Turin reviewed all three colognes from this house and gave them all four stars. He also reviewed the edp of this scent, A La Russe (then called Tres Russe), again gave it four stars, calling it a "coumarin floral" and extollng its coumarin, vanilla, orange blossom and tobacco impression.
Although coumarin, vanilla and tobacco are not mentioned in its scent tree, the lavender and iris mix does give the impression of a vanillin-tobacco note to my nose.
It's very light, pleasant, but like its two siblings, not outstanding in any way.
By the way, ITB has ceased making the edc strength of these three, but all are now available in edp strengths with the original "cologne" in the names. Non sequitors in that they can't be both.
A very nice, very conventional lemony eau de Cologne. It smells exactly like furniture polish.
They needed Pierre Bourdon to do this?
Insitut Tres Bien is one of those underrated companies which would deserve higher exposition and bigger success: their three Colognes ("à la Russe", "à l'Italienne" and "à la Francaise") feature high quality naturals providing a fresh, natural feeling. Even if Colognes -that is, nothing particularly original or edgy- they are quite unique and memorable, you can smell the artistry behind them (Pierre Bourdon).

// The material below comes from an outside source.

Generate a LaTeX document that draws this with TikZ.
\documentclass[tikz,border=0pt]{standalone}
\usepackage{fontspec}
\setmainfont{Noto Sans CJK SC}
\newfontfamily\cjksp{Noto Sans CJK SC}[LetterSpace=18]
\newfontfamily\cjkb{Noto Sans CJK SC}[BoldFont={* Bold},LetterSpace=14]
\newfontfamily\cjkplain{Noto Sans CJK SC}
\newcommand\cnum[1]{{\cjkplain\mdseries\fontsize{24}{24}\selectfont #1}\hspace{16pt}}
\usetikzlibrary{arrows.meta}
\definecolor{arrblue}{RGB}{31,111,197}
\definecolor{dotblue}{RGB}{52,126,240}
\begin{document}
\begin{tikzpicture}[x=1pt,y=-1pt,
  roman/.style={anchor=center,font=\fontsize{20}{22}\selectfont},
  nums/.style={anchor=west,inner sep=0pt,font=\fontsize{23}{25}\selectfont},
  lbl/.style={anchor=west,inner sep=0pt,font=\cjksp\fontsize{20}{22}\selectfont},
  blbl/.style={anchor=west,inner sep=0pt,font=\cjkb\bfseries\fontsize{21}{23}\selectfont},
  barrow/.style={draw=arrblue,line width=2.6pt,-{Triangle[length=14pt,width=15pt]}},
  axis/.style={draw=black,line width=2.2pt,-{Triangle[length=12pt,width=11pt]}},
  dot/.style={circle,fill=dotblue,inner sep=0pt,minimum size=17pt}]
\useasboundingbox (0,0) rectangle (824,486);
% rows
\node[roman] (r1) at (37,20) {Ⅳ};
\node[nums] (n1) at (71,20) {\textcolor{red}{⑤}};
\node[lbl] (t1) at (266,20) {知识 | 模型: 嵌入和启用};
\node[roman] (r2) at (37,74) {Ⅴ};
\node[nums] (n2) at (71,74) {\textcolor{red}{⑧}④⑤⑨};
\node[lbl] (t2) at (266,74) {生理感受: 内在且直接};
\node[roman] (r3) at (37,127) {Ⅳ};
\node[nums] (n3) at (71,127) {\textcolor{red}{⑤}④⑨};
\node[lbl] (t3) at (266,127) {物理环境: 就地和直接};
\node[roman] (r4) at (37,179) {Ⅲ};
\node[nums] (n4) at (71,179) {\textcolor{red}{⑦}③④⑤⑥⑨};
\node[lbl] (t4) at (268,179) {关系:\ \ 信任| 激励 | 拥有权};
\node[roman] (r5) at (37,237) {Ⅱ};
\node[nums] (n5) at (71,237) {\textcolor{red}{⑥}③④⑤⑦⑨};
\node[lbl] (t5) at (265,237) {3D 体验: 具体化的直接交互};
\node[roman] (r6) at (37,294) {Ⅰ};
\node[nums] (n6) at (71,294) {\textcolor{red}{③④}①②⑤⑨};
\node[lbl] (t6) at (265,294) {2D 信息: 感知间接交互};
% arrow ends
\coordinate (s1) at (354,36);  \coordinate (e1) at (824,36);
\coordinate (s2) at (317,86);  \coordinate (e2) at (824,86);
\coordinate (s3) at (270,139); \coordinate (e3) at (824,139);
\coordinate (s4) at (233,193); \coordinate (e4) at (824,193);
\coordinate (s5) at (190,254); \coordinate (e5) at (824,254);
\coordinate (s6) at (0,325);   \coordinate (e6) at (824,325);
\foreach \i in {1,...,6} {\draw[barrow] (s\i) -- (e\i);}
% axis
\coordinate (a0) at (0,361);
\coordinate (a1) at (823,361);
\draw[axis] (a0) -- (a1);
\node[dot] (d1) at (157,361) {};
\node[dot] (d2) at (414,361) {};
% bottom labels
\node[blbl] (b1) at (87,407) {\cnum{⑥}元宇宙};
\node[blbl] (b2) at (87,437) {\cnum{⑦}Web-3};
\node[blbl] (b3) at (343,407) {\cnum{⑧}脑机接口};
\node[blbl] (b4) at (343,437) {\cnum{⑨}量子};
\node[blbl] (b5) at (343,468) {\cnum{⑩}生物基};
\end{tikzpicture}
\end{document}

Cologne à la Russe is among the best Colognes you can get around: less fresh and bright than her sister "à l'Italienne", less floral than her sister "à la Francaise", here bright citrus and soft leather unite in a powdery, comforting skin-scent of rare balance and elegance. A perfect wear for both men and women who love sophistication, but in a charmingly understated way.
This is a nice summery cologne, with an amber base that I find very pleasing. It's best for a hot and humid day outdoors; it's a bit subtle to shine in an air conditioned space. Thumbs up overall for its 'naturalness' and uplifting qualities.
Institut Très Bien's Cologne a la Russe is a lovely powdery fragrance with notes of orange blossom, almond and vanilla which has a clean, high-quality smell. Scent-wise, it is nearly a twin to Dior's Cologne Blanche with Russe having a touch more powder and Cologne Blanche containing a tiny bit more citrus. Both are comforting and beautiful perfumes which would appeal to someone who wants to smell "clean". Personally though, if I could only have one item from the Institut Très Bien line, it would have to be the exquisite Francaise.
Per The Perfumed Court, here are the notes: Sicilian bergamot, Calabrian cedrat, Provence verbain, Moroccan romarin, Florentine iris, Siamese benzoin and ambrette seeds.